The hydrated morphology of ion containing polymers is a critically important property affecting ion and water transport. Anion exchange membranes (AEMs) are increasingly of interest as the electrolyte in energy and conversion devices due, in part, to their suitability with non-noble metal catalysts. However, the rather low chemical stability under alkali conditions and only meager ionic conductivity present difficulties in their application. A promising strategy to enhance the conductivity of these materials may be through tailoring of the phase segregation of the polymer.
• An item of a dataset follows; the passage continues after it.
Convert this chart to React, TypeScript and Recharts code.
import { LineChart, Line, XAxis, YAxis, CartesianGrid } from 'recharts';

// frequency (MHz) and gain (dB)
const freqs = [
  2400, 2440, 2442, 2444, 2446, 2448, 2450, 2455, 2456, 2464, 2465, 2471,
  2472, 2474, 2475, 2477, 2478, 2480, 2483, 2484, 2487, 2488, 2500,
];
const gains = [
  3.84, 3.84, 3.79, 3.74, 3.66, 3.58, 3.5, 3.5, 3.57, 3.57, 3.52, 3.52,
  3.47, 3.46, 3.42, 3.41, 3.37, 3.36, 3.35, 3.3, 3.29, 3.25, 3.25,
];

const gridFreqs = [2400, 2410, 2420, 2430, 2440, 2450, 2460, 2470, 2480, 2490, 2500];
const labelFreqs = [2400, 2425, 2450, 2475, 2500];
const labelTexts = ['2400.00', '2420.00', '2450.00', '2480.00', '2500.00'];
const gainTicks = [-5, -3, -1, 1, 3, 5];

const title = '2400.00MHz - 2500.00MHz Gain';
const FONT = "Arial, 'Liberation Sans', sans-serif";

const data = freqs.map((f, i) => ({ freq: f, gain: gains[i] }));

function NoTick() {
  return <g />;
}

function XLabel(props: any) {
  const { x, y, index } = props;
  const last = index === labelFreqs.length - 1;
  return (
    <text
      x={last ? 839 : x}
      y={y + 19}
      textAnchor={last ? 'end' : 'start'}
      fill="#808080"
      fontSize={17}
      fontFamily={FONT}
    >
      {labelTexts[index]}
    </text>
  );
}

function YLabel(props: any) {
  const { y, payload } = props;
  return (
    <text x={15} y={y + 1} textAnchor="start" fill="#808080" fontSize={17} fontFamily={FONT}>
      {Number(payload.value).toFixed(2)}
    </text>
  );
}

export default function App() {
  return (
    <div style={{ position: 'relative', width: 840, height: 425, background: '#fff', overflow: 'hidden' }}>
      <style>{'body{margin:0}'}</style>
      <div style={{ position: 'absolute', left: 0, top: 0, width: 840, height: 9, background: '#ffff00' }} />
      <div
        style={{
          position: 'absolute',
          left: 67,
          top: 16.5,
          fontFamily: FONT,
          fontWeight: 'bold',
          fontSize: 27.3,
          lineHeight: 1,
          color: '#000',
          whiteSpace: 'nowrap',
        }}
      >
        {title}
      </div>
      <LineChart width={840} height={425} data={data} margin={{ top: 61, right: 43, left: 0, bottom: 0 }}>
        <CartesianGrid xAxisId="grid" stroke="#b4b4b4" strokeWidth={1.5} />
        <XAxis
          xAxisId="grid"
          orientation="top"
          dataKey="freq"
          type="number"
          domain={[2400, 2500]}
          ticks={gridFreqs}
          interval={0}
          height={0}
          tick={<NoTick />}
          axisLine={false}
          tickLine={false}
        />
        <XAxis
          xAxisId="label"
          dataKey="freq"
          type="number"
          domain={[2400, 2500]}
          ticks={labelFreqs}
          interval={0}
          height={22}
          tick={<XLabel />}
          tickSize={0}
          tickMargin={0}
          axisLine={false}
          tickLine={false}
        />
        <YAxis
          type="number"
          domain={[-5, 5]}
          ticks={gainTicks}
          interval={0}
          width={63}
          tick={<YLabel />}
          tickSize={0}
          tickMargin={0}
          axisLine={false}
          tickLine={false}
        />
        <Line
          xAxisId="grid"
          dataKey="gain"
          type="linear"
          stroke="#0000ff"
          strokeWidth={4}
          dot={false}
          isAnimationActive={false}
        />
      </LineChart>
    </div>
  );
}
Recently, AEMs based on the triblock copolymer, polystyrene-b-poly(ethylene-co-butylene)-b-polystyrene (SEBS), and functionalized with various cationic groups have shown satisfactory chemical stability.

We are continuing an extensive investigation to understand how various molecular features (degree of functionalization, placement of alkyl spacer(s) on the side chain, choice of the cationic group, and the associated anion) determine the hydrated morphology of functionalized SEBS ionomers. With this goal we are utilizing dissipative dynamics (DPD) simulations, a meso-scale technique, to probe relatively large time and length scales and thereby elucidate the morphology of the polymer systems. The optimized structure and the interaction parameters used in these DPD simulations were calculated using a recently developed methodology employing DFT based electronic structure calculations. The morphology was determined over a broad range of hydration and our results underscore the complexity of the effects of these parameters.